Looking again at social solidarity and how we are trying to get there and how unsuited it is to legislation, in October of this great year of anniversaries we have the 600th anniversary of our great victory at Agincourt. There we see social solidarity in those words of Henry V about those who were not there, who were “a-bed”, who “shall think themselves accursed” not to have been at Agincourt on St Crispin’s day. That is social solidarity. That is something created by people following a common enterprise. That is a band of brothers coalescing to ensure that what they are trying to do is in the interests of the nation and pushing forward to ensure that the best interests of the people are served.
However, after Agincourt—or probably before from Crécy onwards—legislation was on the statute book saying that there must be archery practice at very regular occasions subject to penalties, in order to create the social solidarity that the hon. Member for Eltham wishes to put in his Bill. It consistently failed to work. Without that great feeling of common enterprise, legislation could not enforce that which was not in the hearts of the people. The hearts of the people already support the national health service and therefore to say that it needs to be on the basis of social solidarity seems to me otiose, but also bad law. Think on our friends of Agincourt and their great enterprise.
Stephen Metcalfe: I am listening carefully to my hon. Friend’s very informative and enlightening speech.
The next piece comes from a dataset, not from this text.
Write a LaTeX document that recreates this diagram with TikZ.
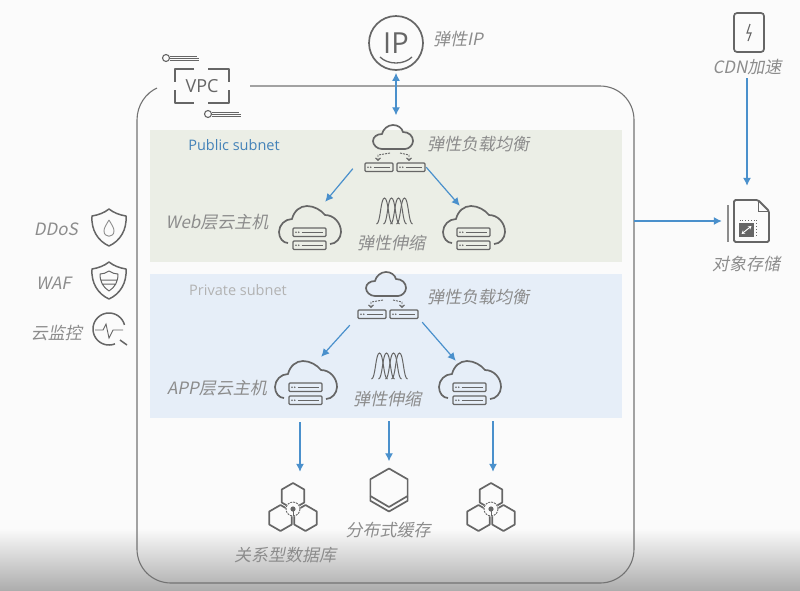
\documentclass[tikz,border=0pt]{standalone}
\usepackage{fontspec}
\usetikzlibrary{arrows.meta}
\newfontfamily\cjk[FakeSlant=0.2]{Noto Sans CJK SC}
\newfontfamily\lat{Open Sans}
\definecolor{pagebg}{HTML}{FBFBFB}
\definecolor{pubbg}{HTML}{EBEEE6}
\definecolor{pribg}{HTML}{E6EEF8}
\definecolor{iconc}{HTML}{666666}
\definecolor{labelc}{HTML}{8C8C8C}
\definecolor{arrowc}{HTML}{4A90CC}
\newcommand{\srvbar}[3]{
  \draw[iconline,rounded corners=1pt] (#1,#2) rectangle ++(#3,8.5);
  \fill[iconc] (#1+3,#2+4.2) circle (0.9) (#1+5.8,#2+4.2) circle (0.9);
  \draw[thinline] (#1+8.5,#2+4.2) -- ++(#3-11.5,0);
}
\newcommand{\hexpath}[3]{
  \draw[iconline,line width=1.7pt] (#1,#2-#3) -- ++(0.866*#3,0.5*#3) -- ++(0,#3) -- ++(-0.866*#3,0.5*#3) -- ++(-0.866*#3,-0.5*#3) -- ++(0,-#3) -- cycle;
}
\tikzset{
  cloudsrv/.pic={
    \draw[iconline,line width=1.7pt] (-22,15) .. controls (-27,15) and (-31,10) .. (-31,4) .. controls (-31,-3) and (-25,-9) .. (-18,-9) .. controls (-16,-17) and (-10,-22) .. (-3,-22) .. controls (4,-22) and (11,-18) .. (15,-13) .. controls (24,-13) and (31,-5) .. (31,4) .. controls (31,10) and (26,16) .. (20,16);
    \srvbar{-17}{0}{33}
    \srvbar{-17}{13}{33}
  },
  cloudlb/.pic={
    \draw[iconline,line width=1.7pt] (-13,1) .. controls (-18,1) and (-22,-3) .. (-22,-7) .. controls (-22,-11) and (-18,-14) .. (-13,-14) .. controls (-12,-19) and (-7,-23) .. (-2,-23) .. controls (3,-23) and (7,-20) .. (8,-16) .. controls (14,-16) and (18,-12) .. (18,-7) .. controls (18,-3) and (14,1) .. (10,1) -- cycle;
    \draw[thinline,dash pattern=on 2pt off 1pt,-{Straight Barb[length=2.5pt,width=5pt]}] (-5,5) -- (-17,7) -- (-17,13);
    \draw[thinline,dash pattern=on 2pt off 1pt,-{Straight Barb[length=2.5pt,width=5pt]}] (5,5) -- (14,7) -- (14,13);
    \srvbar{-30}{15}{28}
    \srvbar{2}{15}{28}
  },
  scalecurve/.pic={
    \foreach \c in {-10,-3,4,10}{
      \draw[thinline,line width=1pt] (\c-8,13) .. controls (\c-4,13) and (\c-4,-13) .. (\c,-13) .. controls (\c+4,-13) and (\c+4,13) .. (\c+8,13);
    }
  },
  dbicon/.pic={
    \hexpath{0}{-12}{13}
    \hexpath{-12.5}{10}{13}
    \hexpath{12.5}{10}{13}
    \fill[pagebg] (0,1) circle (7.5);
    \draw[thinline,dash pattern=on 2pt off 1pt] (0,1) circle (7);
    \fill[iconc] (0,1) circle (2.6);
    \draw[thinline] (0,1) -- (0,8);
  },
  cacheicon/.pic={
    \hexpath{0}{0}{21.5}
    \draw[iconline,line width=1.7pt] (-18.6,6) -- (0,17) -- (18.6,6);
  },
  shieldout/.pic={
    \draw[iconline,line width=1.5pt] (0,-18) .. controls (5,-14) and (11,-12) .. (17,-11) .. controls (18,3) and (11,14) .. (0,19) .. controls (-11,14) and (-18,3) .. (-17,-11) .. controls (-11,-12) and (-5,-14) .. cycle;
  },
  watchicon/.pic={
    \draw[iconline,line width=1.5pt] plot[domain=68:345,samples=40,smooth] ({16*cos(\x)},{16*sin(\x)});
    \draw[iconline,line width=1.5pt] (11,11) -- (18,16);
    \draw[thinline] (-14,1) -- (-6,1) -- (-3,-5) -- (0,9) -- (4,1) -- (14,1);
  },
  bitlines/.pic={
    \draw[thinline,line width=1.1pt] (0,0) circle (3.5);
    \draw[thinline,line width=0.7pt] (4,-2) -- (31,-2) (4,0) -- (33,0) (4,2) -- (33,2);
  },
  fileicon/.pic={
    \draw[iconline,color=labelc] (-20.5,-16) -- (-20.5,21);
    \draw[iconline,line width=1.8pt,rounded corners=1.5pt] (-14.5,21) -- (-14.5,-21) -- (9.5,-21) -- (20.5,-10) -- (20.5,21) -- cycle;
    \draw[thinline] (9.5,-21) -- (9.5,-10) -- (20.5,-10);
    \fill[iconc] (-10,2) rectangle (5.5,16);
    \draw[white,line width=0.9pt,{Stealth[length=3.5pt,width=4pt]}-{Stealth[length=3.5pt,width=4pt]}] (-7,13) -- (3,5);
    \draw[thinline,dotted] (-9,-1) -- (8,-1) -- (8,15);
  }
}
\begin{document}
\begin{tikzpicture}[x=1pt,y=-1pt]
\tikzstyle{iconline}=[draw=iconc,line width=1.3pt,line join=round]
\tikzstyle{thinline}=[draw=iconc,line width=0.9pt]
\tikzstyle{iconbox}=[rectangle,inner sep=0pt,minimum width=60pt,minimum height=47pt]
\tikzstyle{lbl}=[text=labelc,inner sep=0pt,font=\cjk\fontsize{17}{17}\selectfont]
\tikzstyle{blue arrow}=[draw=arrowc,line width=1.2pt,-{Latex[length=8pt,width=8pt]}]
\useasboundingbox (0,0) rectangle (800,590);
\fill[pagebg] (0,0) rectangle (800,590);
\shade[top color=pagebg,bottom color=black!32] (0,528) rectangle (800,590);
\node[rectangle,fill=pubbg,minimum width=472pt,minimum height=132pt,inner sep=0pt] (pubnet) at (386,196) {};
\node[rectangle,fill=pribg,minimum width=472pt,minimum height=144pt,inner sep=0pt] (prinet) at (386,346) {};
\draw[draw=black!55,line width=1.1pt] (250,86) -- (600,86) .. controls (619,86) and (634,101) .. (634,120) -- (634,549) .. controls (634,568) and (619,583) .. (600,583) -- (171,583) .. controls (152,583) and (137,568) .. (137,549) -- (137,120) .. controls (137,105) and (146,93) .. (157,88);
\coordinate (vpcedge) at (634,221);

\node[rectangle,inner sep=0pt,minimum width=54pt,minimum height=34pt,text=iconc,font=\lat\fontsize{18}{18}\selectfont] (vpc) at (202,86) {VPC};
\draw[iconline,line width=1.8pt] (194,69) -- (175,69) -- (175,82) (175,90) -- (175,103) -- (194,103) (208,69) -- (229,69) -- (229,82) (229,90) -- (229,103) -- (208,103);
\pic at (166,58) {bitlines};
\pic at (208,114) {bitlines};

\node[circle,draw=iconc,line width=1.7pt,minimum size=54pt,inner sep=0pt,text=iconc,font=\lat\fontsize{29}{29}\selectfont] (ip) at (396,43) {IP};
\draw[iconline] (380,57) .. controls (388,65) and (404,65) .. (412,57);
\node[lbl,anchor=west] (iplbl) at (433,39) {弹性IP};

\node[rectangle,inner sep=0pt,minimum width=30pt,minimum height=39pt,draw=iconc,line width=1.7pt,rounded corners=3pt] (cdn) at (749,32.5) {};
\draw[thinline,line width=1.1pt] (750,24) -- (747,33) -- (751,33) -- (748,41);
\node[lbl] (cdnlbl) at (747,67) {CDN加速};

\node[iconbox,minimum width=41pt,minimum height=42pt] (obs) at (748.5,221) {};
\pic at (obs) {fileicon};
\node[lbl] (obslbl) at (746,264) {对象存储};

\node[text=arrowc!90!black,inner sep=0pt,font=\lat\fontsize{14.5}{15}\selectfont] (publbl) at (234,145) {Public subnet};
\node[text=black!30,inner sep=0pt,font=\lat\fontsize{14.5}{15}\selectfont] (prilbl) at (238,290) {Private subnet};

\node[iconbox] (lbpub) at (395,148) {};
\pic at (lbpub) {cloudlb};
\node[lbl,anchor=west] (lbpublbl) at (427,144) {弹性负载均衡};
\node[iconbox,minimum width=62pt,minimum height=46pt] (webl) at (310,228) {};
\pic at (webl) {cloudsrv};
\node[iconbox,minimum width=62pt,minimum height=46pt] (webr) at (474,228) {};
\pic at (webr) {cloudsrv};
\node[lbl] (weblbl) at (217,222) {Web层云主机};
\node[iconbox,minimum width=36pt,minimum height=27pt] (scalepub) at (394.5,211) {};
\pic at (scalepub) {scalecurve};
\node[lbl] (scalepublbl) at (391,243) {弹性伸缩};

\node[iconbox] (lbpri) at (388,295) {};
\pic at (lbpri) {cloudlb};
\node[lbl,anchor=west] (lbprilbl) at (427,297) {弹性负载均衡};
\node[iconbox,minimum width=62pt,minimum height=46pt] (appl) at (306,383) {};
\pic at (appl) {cloudsrv};
\node[iconbox,minimum width=62pt,minimum height=46pt] (appr) at (470,383) {};
\pic at (appr) {cloudsrv};
\node[lbl] (applbl) at (217,388) {APP层云主机};
\node[iconbox,minimum width=36pt,minimum height=27pt] (scalepri) at (389.5,366) {};
\pic at (scalepri) {scalecurve};
\node[lbl] (scaleprilbl) at (387,399) {弹性伸缩};

\node[iconbox,minimum width=50pt,minimum height=48pt] (dbl) at (293,508) {};
\pic at (dbl) {dbicon};
\node[iconbox,minimum width=40pt,minimum height=43pt] (cache) at (389,490) {};
\pic at (cache) {cacheicon};
\node[iconbox,minimum width=50pt,minimum height=48pt] (dbr) at (491,508) {};
\pic at (dbr) {dbicon};
\node[lbl] (dblbl) at (285,555) {关系型数据库};
\node[lbl] (cachelbl) at (388,530) {分布式缓存};

\node[iconbox,minimum width=34pt,minimum height=37pt] (ddos) at (109,227) {};
\pic at (ddos) {shieldout};
\draw[iconline,line width=0.9pt,color=labelc] (109,220) .. controls (112,225) and (114,228) .. (114,231) .. controls (114,238) and (104,238) .. (104,231) .. controls (104,228) and (106,225) .. (109,220);
\node[iconbox,minimum width=34pt,minimum height=37pt] (waf) at (109,280) {};
\pic at (waf) {shieldout};
\draw[iconline,line width=1pt,color=iconc] (109,271) .. controls (112,273) and (115,274) .. (118,274) .. controls (118,282) and (115,287) .. (109,291) .. controls (103,287) and (100,282) .. (100,274) .. controls (103,274) and (106,273) .. (109,271) (101,280) -- (117,280) (102,284) -- (116,284);
\node[iconbox,minimum width=34pt,minimum height=34pt] (mon) at (109,329) {};
\pic at (mon) {watchicon};
\node[lbl,anchor=east] (ddoslbl) at (78,229) {DDoS};
\node[lbl,anchor=east] (waflbl) at (71,283) {WAF};
\node[lbl,anchor=east] (monlbl) at (82,333) {云监控};

\draw[blue arrow,{Latex[length=8pt,width=8pt]}-{Latex[length=8pt,width=8pt]},shorten <=2pt,shorten >=9pt] (ip) -- (ip |- lbpub.north);
\draw[blue arrow,shorten >=14pt,shorten <=3pt] (cdnlbl) -- (cdnlbl |- obs.north);
\draw[blue arrow,shorten >=6pt] (vpcedge) -- (obs.west);
\draw[blue arrow] ([xshift=-12pt,yshift=3pt]lbpub.south west) -- ([xshift=-16pt,yshift=3pt]webl.north east);
\draw[blue arrow] ([xshift=1pt,yshift=4.5pt]lbpub.south east) -- ([xshift=17pt,yshift=-1pt]webr.north west);
\draw[blue arrow] ([xshift=-8pt,yshift=-6.5pt]lbpri.south west) -- ([xshift=-16pt,yshift=3pt]appl.north east);
\draw[blue arrow] ([xshift=4pt,yshift=-3.5pt]lbpri.south east) -- ([xshift=17pt,yshift=-1pt]appr.north west);
\draw[blue arrow,shorten <=4pt,shorten >=12pt] ([xshift=7pt]dbl.north |- prinet.south) -- ([xshift=7pt]dbl.north);
\draw[blue arrow,shorten <=3pt,shorten >=7pt] (prinet.south -| cache) -- (cache.north);
\draw[blue arrow,shorten <=3pt,shorten >=12pt] ([xshift=2pt]dbr.north |- prinet.south) -- ([xshift=2pt]dbr.north);
\end{tikzpicture}
\end{document}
This concept of social solidarity was expanded on by Emile Durkheim, but in my reading of what he said, it seems a slightly woolly concept. It is more ethereal than something that could be referred to in a court of law. That is why I have great sympathy with my hon. Friend’s point and would support his amendments.
Jacob Rees-Mogg: I am inordinately privileged to have had the hon. Gentleman’s intervention. I look at it another way. It has been in our nature as a nation to have allies, but Napoleon is the precursor of the European Union in trying to enforce order without democratic support. Napoleon is the model for the EU, where we, with Blücher and so on, are the model for a Europe of nation states.
I fear, Mr Chairman, that in your hawklike attention to detail, if I stray too much on to this subject, I may be threatened with the horrors of Standing Order No. 42 as implemented in Committee by Standing Orders—
Jacob Rees-Mogg: I remain privileged and grateful for the wisdom of the Chairman. I want to come back to matters at hand, such as that spirit of social solidarity that there was at Waterloo and the commonality that they felt in their hearts that inspired them to do more. To be fair, that was true of the enemy as well. As an aside, it is worth remembering that in Crimea, Lord Raglan kept referring to the enemy as the French when by that stage they were our allies.
The Chair: Order. The Committee stands adjourned till half past 2 this afternoon in Room 12. I wish I could say that was because the House authorities had taken note of what was said this morning, but I fear it is because we were not expecting to sit this afternoon.